I have a relatively large collection of no stars dimes dated 1837 & 1838 in this grade. It is probably the closest I will ever come to owning a Golbrecht dollar design. Here is an AU58 dime in a PCGS holder. Would you rather have the NGC coin with the small spot or the PCGS coin with the toning? Both slabbed coins are graded AU58.
I'm in agreement with you. I personally don't consider the 1913 LHN part of the set and if I ever get around to "completing" my set...it's not a coin I would strive to include. That said, if I owned one...I would group it with the LHN collection.
Frankly I wouldn't even care to own all US coins minted. Eliasberg collected a lot of stuff, even foreign stuff. Some of what I have seen being offered in auctions really has no other meaningful appeal other than being once owned by Eliasberg. I'd rather own a dekadrachm from Athens, a real Konstantin ruble and one of the Sestoresk rubles in bronze, and one of the Pan Pac $50s than most of the drivel that the US mint has defecated out.
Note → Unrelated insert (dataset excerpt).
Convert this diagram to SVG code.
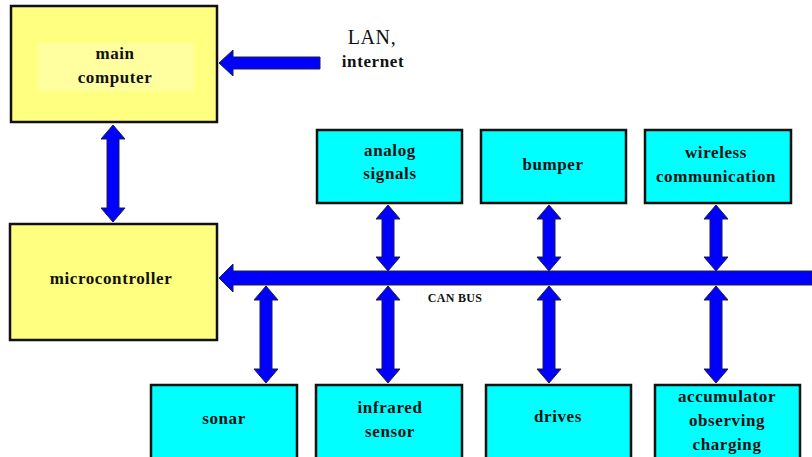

Louis E. Eliasberg was the only person known to have ever completed a set of US coins, all of them. He did in fact own a 1913 Liberty Nickel. He owned the finest one as a matter of fact, his specimen is graded by PCGS as PR-66 and it sold for $5 Million a few years back to an unnamed collector from California.
I guess sometimes it's too time consuming/boring to read all the prior posts, and discover that certain information has already been posted.
No. Of course the term "monitized" had no real meaning at that time. Today they say that the coins have not been "Monitized" until they have gone through the Federal Reserve. (Oh really? Do all the proof sets, mint sets, 5 ozers, and bullion coins go through the Federal Reserve? Doess that mean none of them are "Monatized"?) The 1913 LHN was produced before the Federal Reserve. At that time coins became "money" once they were turned over by the coiner to the Cashier. The 1913's never went through the Cashier or the Federal Reserve so no they have never been "monitized".
Thanks Condor. I guess Eliasberg own one because he could rather then needing it as an official U.S coin.